━━ Stored rows

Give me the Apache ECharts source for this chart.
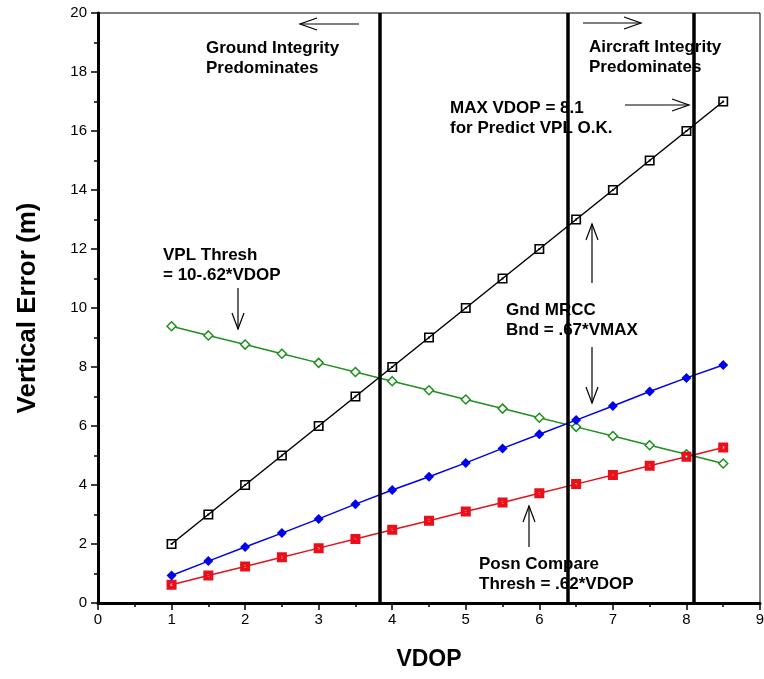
<!DOCTYPE html>
<html>
<head>
<meta charset="utf-8">
<script src="https://cdn.jsdelivr.net/npm/echarts@6/dist/echarts.min.js"></script>
<style>
html,body{margin:0;padding:0;background:#fff;}
#chart{width:764px;height:679px;}
</style>
</head>
<body>
<div id="chart"></div>
<script>
// ---- Data ----
var vdop = [1, 1.5, 2, 2.5, 3, 3.5, 4, 4.5, 5, 5.5, 6, 6.5, 7, 7.5, 8, 8.5];
var gndMrcc = [2, 3, 4, 5, 6, 7, 8, 9, 10, 11, 12, 13, 14, 15, 16, 17];
var blueSeries = [0.93, 1.42, 1.9, 2.37, 2.85, 3.35, 3.83, 4.28, 4.75, 5.24, 5.72, 6.2, 6.68, 7.17, 7.63, 8.07];
var posnCompare = [0.62, 0.93, 1.24, 1.55, 1.86, 2.17, 2.48, 2.79, 3.1, 3.41, 3.72, 4.03, 4.34, 4.65, 4.96, 5.27];
var vplThresh = [9.38, 9.07, 8.76, 8.45, 8.14, 7.83, 7.52, 7.21, 6.9, 6.59, 6.28, 5.97, 5.66, 5.35, 5.04, 4.73];
var boundaryLines = [3.83, 6.39, 8.1];
var xTicks = [0, 9, 1];
var yTicks = [0, 20, 2];

function pairs(xs, ys) { return xs.map(function (x, i) { return [x, ys[i]]; }); }

var FONT = '"Liberation Sans", Arial, sans-serif';
var sqHollow = 'path://M0,0H10V10H0Z M1.6,1.6V8.4H8.4V1.6Z M4.1,4.1H5.9V5.9H4.1Z';
var sqRed = 'path://M0,0H10V10H0Z M4,4V6H6V4Z';

function txt(x, y, s) {
  return { type: 'text', left: x, top: y, z: 1, silent: true,
    style: { text: s, font: 'bold 17px ' + FONT, fill: '#000', lineHeight: 20 } };
}
function line(pts) {
  return { type: 'polyline', z: 1, silent: true, shape: { points: pts },
    style: { stroke: '#000', lineWidth: 1.2, fill: null } };
}
function arrowH(x1, x2, y) {
  var d = x2 > x1 ? -1 : 1;
  return [line([[x1, y], [x2, y]]), line([[x2 + d * 17, y - 6], [x2, y], [x2 + d * 17, y + 6]])];
}
function arrowV(x, y1, y2) {
  var d = y2 > y1 ? -1 : 1;
  return [line([[x, y1], [x, y2]]), line([[x - 6, y2 + d * 16], [x, y2], [x + 6, y2 + d * 16]])];
}

var graphics = [
  txt(206, 38, 'Ground Integrity\nPredominates'),
  txt(589, 37, 'Aircraft Integrity\nPredominates'),
  txt(450, 98, 'MAX VDOP = 8.1\nfor Predict VPL O.K.'),
  txt(163, 245, 'VPL Thresh\n= 10-.62*VDOP'),
  txt(506, 300, 'Gnd MRCC\nBnd = .67*VMAX'),
  txt(479, 554, 'Posn Compare\nThresh = .62*VDOP')
].concat(arrowH(359, 300, 24), arrowH(583, 641, 23), arrowH(625, 689, 105),
  arrowV(238, 288, 329), arrowV(592, 283, 224), arrowV(592, 347, 403), arrowV(529, 547, 506));

var chart = echarts.init(document.getElementById('chart'));
chart.setOption({
  animation: false,
  backgroundColor: '#fff',
  grid: { left: 98, right: 4, top: 13, bottom: 76, show: true, borderColor: '#000', borderWidth: 1,
    containLabel: false, outerBoundsMode: 'none' },
  xAxis: {
    type: 'value', min: xTicks[0], max: xTicks[1], interval: xTicks[2],
    name: 'VDOP', nameLocation: 'middle', nameGap: 45,
    nameTextStyle: { fontFamily: FONT, fontWeight: 'bold', fontSize: 23, color: '#000' },
    axisLine: { show: true, lineStyle: { color: '#000', width: 3 } },
    axisTick: { show: true, length: 7, lineStyle: { color: '#000', width: 1.5 } },
    minorTick: { show: true, splitNumber: 2, length: 4, lineStyle: { color: '#000', width: 1.5 } },
    axisLabel: { fontFamily: FONT, fontSize: 15, color: '#000', margin: 9 },
    splitLine: { show: false }
  },
  yAxis: {
    type: 'value', min: yTicks[0], max: yTicks[1], interval: yTicks[2],
    name: 'Vertical Error (m)', nameLocation: 'middle', nameGap: 57,
    nameTextStyle: { fontFamily: FONT, fontWeight: 'bold', fontSize: 26, color: '#000' },
    axisLine: { show: true, lineStyle: { color: '#000', width: 3 } },
    axisTick: { show: true, length: 7, lineStyle: { color: '#000', width: 1.5 } },
    minorTick: { show: true, splitNumber: 2, length: 4, lineStyle: { color: '#000', width: 1.5 } },
    axisLabel: { fontFamily: FONT, fontSize: 15, color: '#000', margin: 11 },
    splitLine: { show: false }
  },
  graphic: graphics,
  series: [
    { type: 'line', data: pairs(vdop, vplThresh), symbol: 'diamond', symbolSize: 9, z: 3,
      lineStyle: { color: '#1f8f1f', width: 1.5 },
      itemStyle: { color: '#fff', borderColor: '#1f8f1f', borderWidth: 1.5 } },
    { type: 'line', data: pairs(vdop, posnCompare), symbol: sqRed, symbolSize: 10, z: 3,
      lineStyle: { color: '#e8101a', width: 1.5 },
      itemStyle: { color: '#e8101a' } },
    { type: 'line', data: pairs(vdop, blueSeries), symbol: 'diamond', symbolSize: 10, z: 3,
      lineStyle: { color: '#0000ee', width: 1.5 },
      itemStyle: { color: '#0000ee' } },
    { type: 'line', data: pairs(vdop, gndMrcc), symbol: sqHollow, symbolSize: 10, z: 3,
      lineStyle: { color: '#000', width: 1.5 },
      itemStyle: { color: '#000' } },
    { type: 'line', data: [], z: 4,
      markLine: { silent: true, symbol: ['none', 'none'], label: { show: false },
        lineStyle: { color: '#000', width: 3.5, type: 'solid' },
        data: boundaryLines.map(function (v) { return { xAxis: v }; }) } }
  ]
});
</script>
</body>
</html>
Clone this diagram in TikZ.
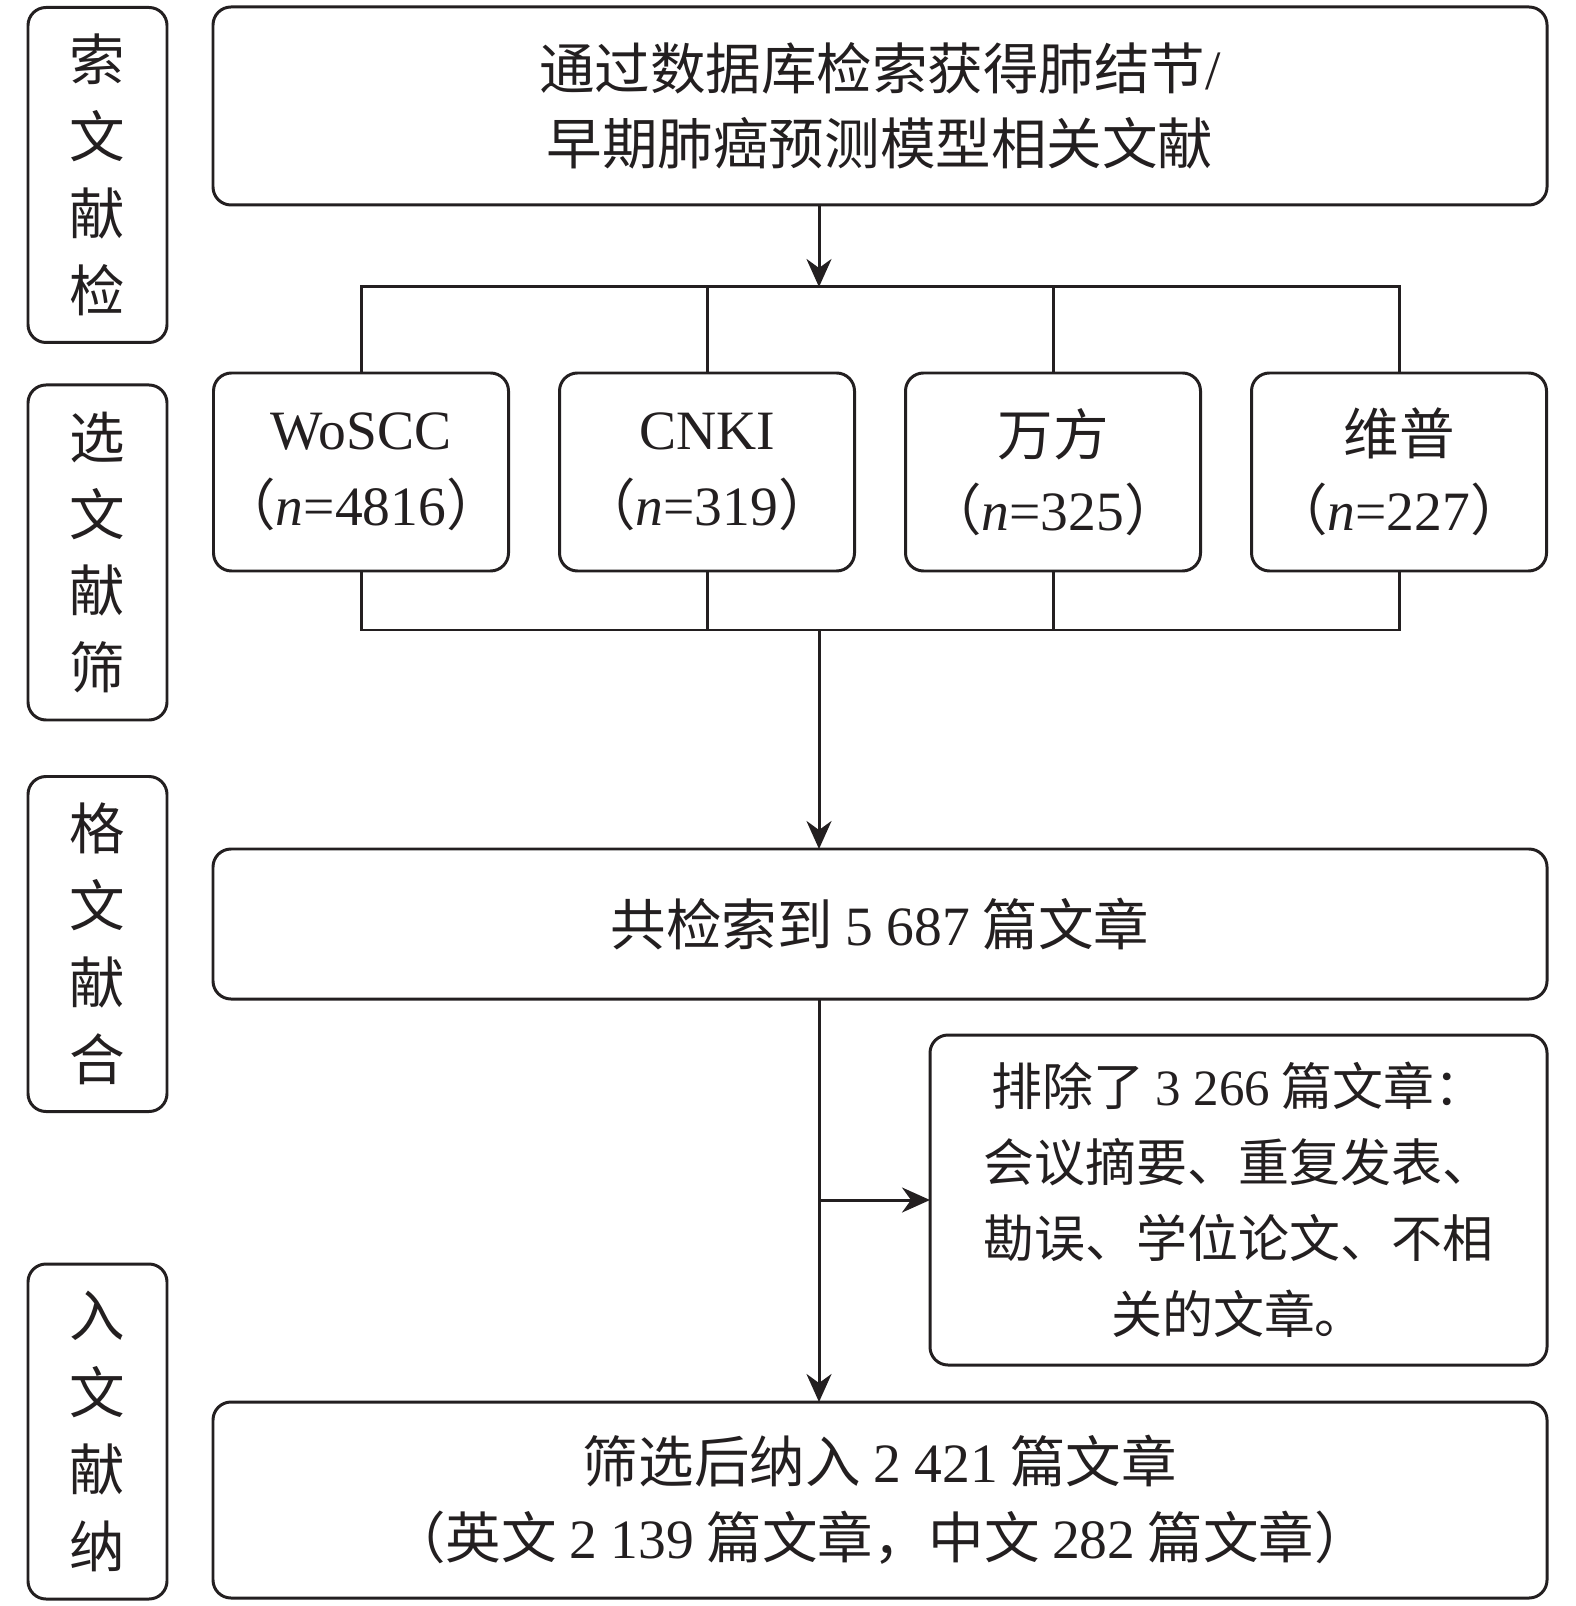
\documentclass[tikz,border=0pt]{standalone}
\usepackage{fontspec}
\setmainfont{Liberation Serif}
\newfontfamily\cjk{Noto Sans CJK SC}
\usetikzlibrary{arrows.meta,positioning}
\definecolor{ink}{HTML}{231F20}
\newcommand{\latn}[1]{{\rmfamily #1}}
\newcommand{\cnt}[1]{（\latn{\textit{n}=#1}）}

\tikzset{
  box/.style={draw=ink, line width=0.85pt, rounded corners=0.18cm, align=center, inner sep=0pt, outer sep=0pt, text=ink, font=\cjk\fontsize{15.8}{21.5}\selectfont},
  side/.style={box, minimum width=1.39cm, minimum height=3.35cm, font=\cjk\fontsize{15.8}{21.9}\selectfont},
  wide/.style={box, minimum width=13.34cm},
  db/.style={box, minimum width=2.95cm, minimum height=1.98cm},
  link/.style={draw=ink, line width=0.85pt},
  arr/.style={link, -{Stealth[length=2.8mm,width=2.5mm,inset=0.9mm]}},
}

\begin{document}
\begin{tikzpicture}
		\useasboundingbox (0,0) rectangle (15.75,-16.06);
		% left column
		\node[side] (sA) at (0.975,-1.75) {索\\文\\献\\检};
		\node[side] (sB) at (0.975,-5.525) {选\\文\\献\\筛};
		\node[side] (sC) at (0.975,-9.44) {格\\文\\献\\合};
		\node[side] (sD) at (0.975,-14.315) {入\\文\\献\\纳};
		% flow
		\node[wide, minimum height=1.98cm] (search) at (8.80,-1.06) {通过数据库检索获得肺结节\latn{/}\\早期肺癌预测模型相关文献};
		\node[db] (woscc) at (3.61,-4.72) {\latn{WoSCC}\\\cnt{4816}};
		\node[db, right=0.51cm of woscc] (cnki) {\latn{CNKI}\\\cnt{319}};
		\node[db, right=0.51cm of cnki] (wanfang) {万方\\\cnt{325}};
		\node[db, right=0.51cm of wanfang] (weipu) {维普\\\cnt{227}};
		\node[wide, minimum height=1.50cm] (total) at (8.80,-9.24) {共检索到 \latn{5 687} 篇文章};
		\node[box, minimum width=6.17cm, minimum height=3.30cm, font=\cjk\fontsize{14.5}{21.6}\selectfont] (excl) at (12.385,-12.00) {排除了 \latn{3 266} 篇文章：\\会议摘要、重复发表、\\勘误、学位论文、不相\\关的文章。};
		\node[wide, minimum height=1.96cm] (final) at (8.80,-15.00) {筛选后纳入 \latn{2 421} 篇文章\\（英文 \latn{2 139} 篇文章，中文 \latn{282} 篇文章）};
		\coordinate (split) at (8.19,-2.87);
		\coordinate (merge) at (8.19,-6.30);
		\draw[arr] (search.south -| split) -- (split);
		\draw[link] (woscc.north) |- (split) -| (weipu.north);
		\draw[link] (cnki.north) -- (cnki.north |- split);
		\draw[link] (wanfang.north) -- (wanfang.north |- split);
		\draw[link] (woscc.south) |- (merge) -| (weipu.south);
		\draw[link] (cnki.south) -- (cnki.south |- merge);
		\draw[link] (wanfang.south) -- (wanfang.south |- merge);
		\draw[arr] (merge) -- (total.north -| merge);
		\draw[arr] (total.south -| merge) -- (final.north -| merge);
		\draw[arr] (excl.west -| merge) -- (excl.west);
	\end{tikzpicture}
\end{document}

━━━━

Count every line of the records that holds "this". State the number, nothing else.

2